[EM] Trees and single-winner methods

Juho juho4880 at yahoo.co.uk
Wed Mar 14 22:45:08 PDT 2007


On Mar 14, 2007, at 19:23 , Chris Benham wrote:

> Juho wrote:
>
>> Here's one more election method for you to consider....
>>
>> Let's start from a Condorcet method (it doesn't matter much which   
>> one). Then we allow the candidates to form groups. Each group will  
>> be  handled as if it was a single candidate.
>>
>
> I reject this on the same grounds that I reject the "candidate  
> withdrawal option" (in say IRV) and
> "Asset Voting":  I am only interested in single-winner methods  
> where the result is purely determined
> (as far as possible) by voters voting, and not by the machinations  
> of candidates/parties.
>
> Chris Benham

That sounds quite strict. The voters still have all the power  
although the algorithm threats different candidates slightly  
different (depending on what the candidate tree looks like). A  
majority of the voters can pick any candidate they want.

Note that it is very typical in elections that the parties will  
decide on what candidates will be offered to the voters to choose  
from in any case. So the parties will have some impact in most  
elections anyway. They may arrange preliminaries, decide if they  
nominate more than one candidate etc.

How about multi-winner elections - do you say that open and closed  
list elections are no good and only flat candidate structures like in  
STV, are ok?

I see candidate withdrawal related problems to be quite different  
from what I see in the proposed three based method. The biggest  
problem I see in candidate withdrawal is that if the person/group  
that makes the decision on withdrawal already knows the given votes,  
then it is possible to decide the winner in a small group, partially  
bypassing the opinions that the voters expressed in the ballots.
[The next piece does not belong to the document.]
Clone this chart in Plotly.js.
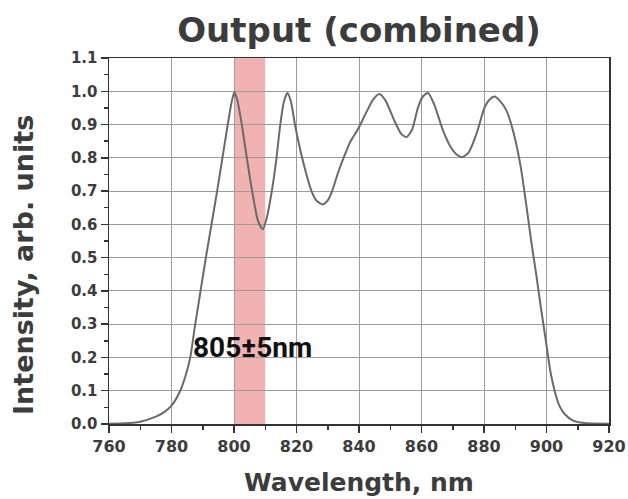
<!DOCTYPE html>
<html>
<head>
<meta charset="utf-8">
<script src="https://cdn.plot.ly/plotly-3.0.1.min.js"></script>
<style>html,body{margin:0;padding:0;background:#fff;}#chart{width:628px;height:499px;}</style>
</head>
<body>
<div id="chart"></div>
<script>
// Wavelength (nm) and combined output intensity (arb. units)
const wavelength = [760, 765, 770, 775, 778, 780, 782.8, 784.5, 786, 787.6, 789.3, 791.0, 792.8, 794.6, 796.3, 798, 799.3, 800.1, 801, 802.5, 804.1, 805.8, 807.7, 809.2, 810.5, 812.1, 813.6, 814.8, 816, 817.1, 818.2, 819.5, 821.8, 824.8, 826.5, 828.4, 830, 831.4, 833.3, 835.5, 837.3, 839.6, 842, 844.5, 846.5, 848.5, 851.3, 853.5, 855.2, 857, 858.9, 860.5, 862.1, 864, 866.9, 869.5, 871.2, 873, 875, 877.6, 880.2, 881.8, 883.4, 885, 887.2, 889.6, 891.8, 893.5, 895.1, 896.7, 898.2, 899.8, 901.3, 902.6, 904.1, 905.8, 908.5, 912, 920];
const intensity = [0.001, 0.002, 0.007, 0.022, 0.038, 0.055, 0.1, 0.145, 0.2, 0.3, 0.4, 0.5, 0.6, 0.7, 0.8, 0.9, 0.97, 0.997, 0.975, 0.9, 0.8, 0.7, 0.61, 0.585, 0.62, 0.7, 0.8, 0.9, 0.97, 0.995, 0.97, 0.9, 0.8, 0.7, 0.67, 0.66, 0.672, 0.7, 0.755, 0.81, 0.85, 0.885, 0.93, 0.975, 0.992, 0.972, 0.912, 0.872, 0.862, 0.885, 0.952, 0.985, 0.995, 0.962, 0.882, 0.83, 0.81, 0.802, 0.815, 0.872, 0.952, 0.975, 0.984, 0.972, 0.942, 0.87, 0.77, 0.66, 0.55, 0.45, 0.35, 0.25, 0.155, 0.1, 0.055, 0.03, 0.01, 0.003, 0.001];
// Highlighted band
const bandRange = [800, 810];
const bandLabel = "805±5nm";
const bandLabelPos = [806, 0.23];
const titleText = "Output (combined)";
const xTitle = "Wavelength, nm";
const yTitle = "Intensity, arb. units";

const textColor = "#3c3c3c";
const boldFont = "DejaVu Sans, Liberation Sans, Arial, sans-serif";

const trace = {
  x: wavelength, y: intensity, type: "scatter", mode: "lines",
  line: {color: "#6a6a6a", width: 2, shape: "spline", smoothing: 0.6},
  hoverinfo: "skip", showlegend: false
};

const layout = {
  width: 628, height: 499,
  margin: {l: 109, r: 19, t: 58, b: 75, pad: 0},
  paper_bgcolor: "#ffffff", plot_bgcolor: "#ffffff",
  title: {
    text: titleText, x: 0.5, xref: "paper", xanchor: "center",
    y: 1 - 30 / 499, yref: "container", yanchor: "middle",
    font: {family: boldFont, size: 34, weight: "bold", color: textColor}
  },
  xaxis: {
    range: [760, 920], dtick: 20, tick0: 760,
    showgrid: true, gridcolor: "#9c9c9c", gridwidth: 1,
    showline: true, linecolor: "#333", linewidth: 1.5, mirror: true,
    ticks: "outside", ticklen: 7, tickcolor: "#333", tickwidth: 1.5,
    minor: {dtick: 10, ticks: "outside", ticklen: 4, tickcolor: "#333", showgrid: false},
    zeroline: false,
    tickfont: {family: boldFont, size: 16, weight: "bold", color: textColor},
    title: {text: xTitle, standoff: 19, font: {family: boldFont, size: 25, weight: "bold", color: textColor}}
  },
  yaxis: {
    range: [0, 1.1], dtick: 0.1, tick0: 0, tickformat: ".1f",
    showgrid: true, gridcolor: "#9c9c9c", gridwidth: 1,
    showline: true, linecolor: "#333", linewidth: 1.5, mirror: true,
    ticks: "outside", ticklen: 7, tickcolor: "#333", tickwidth: 1.5,
    minor: {dtick: 0.05, ticks: "outside", ticklen: 4, tickcolor: "#333", showgrid: false},
    zeroline: false,
    tickfont: {family: boldFont, size: 15, weight: "bold", color: textColor}
  },
  shapes: [{
    type: "rect", xref: "x", yref: "paper",
    x0: bandRange[0], x1: bandRange[1], y0: 0, y1: 1,
    fillcolor: "#f1b2b2", line: {width: 0}, layer: "below"
  }],
  annotations: [{
    x: bandLabelPos[0], y: bandLabelPos[1], xref: "x", yref: "y",
    text: bandLabel, showarrow: false, xanchor: "center", yanchor: "middle",
    font: {family: "Roboto, Liberation Sans, sans-serif", size: 28, weight: "bold", color: "#111"}
  }, {
    // y-axis title (placed as rotated text to match its lower position in the reference)
    x: (23 - 109) / (628 - 109 - 19), y: (424 - 265) / 366, xref: "paper", yref: "paper",
    xanchor: "center", yanchor: "middle", textangle: -90, showarrow: false,
    text: yTitle,
    font: {family: boldFont, size: 27, weight: "bold", color: textColor}
  }]
};

Plotly.newPlot("chart", [trace], layout, {displayModeBar: false, staticPlot: true});
</script>
</body>
</html>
This  
also opens the door to horse trading or even blackmailing. The  
proposed method at least is based on giving full information to the  
voters already before the election and letting the voters decide.

Maybe you have some examples where the proposed method would behave  
in some unacceptable way. That would help evaluating what the method  
is good for.

Note that the main reason for proposing this method is to try to  
study methods that would bypass the strategy and method alternative  
jungle of the Condorcet group in a more radical way so that Condorcet  
like ranking based methods would be usable even in some badly  
strategic environments. For this reason I'l like to invite you all to  
point out also the potential strategic problems of the method.

Juho


P.S. The proposed candidate tree structure allows candidates to be  
arranged in many different ways. They could be grouped simply into  
parties in a two layer structure or the structure could be deeper. It  
is also possible that the structure would stay flat if no strategic  
voting is expected. One approach would be to arrange the candidates  
of one party into a list. We could mark the list [A B C D] and that  
would mean a binary tree structure ((((A B) C) D). This structure  
would favour the beginning part of the list (unless the voters  
clearly express that D is the best). Since the structure of the tree  
is visible to the voters they may make their decision on what to vote  
based on what the tree is like. => If some candidate is bundled with  
another one that I don't like, maybe I won't give my support to  
either of them. Probably the candidates are similar minded after all.  
The structure gives also useful information to the voters.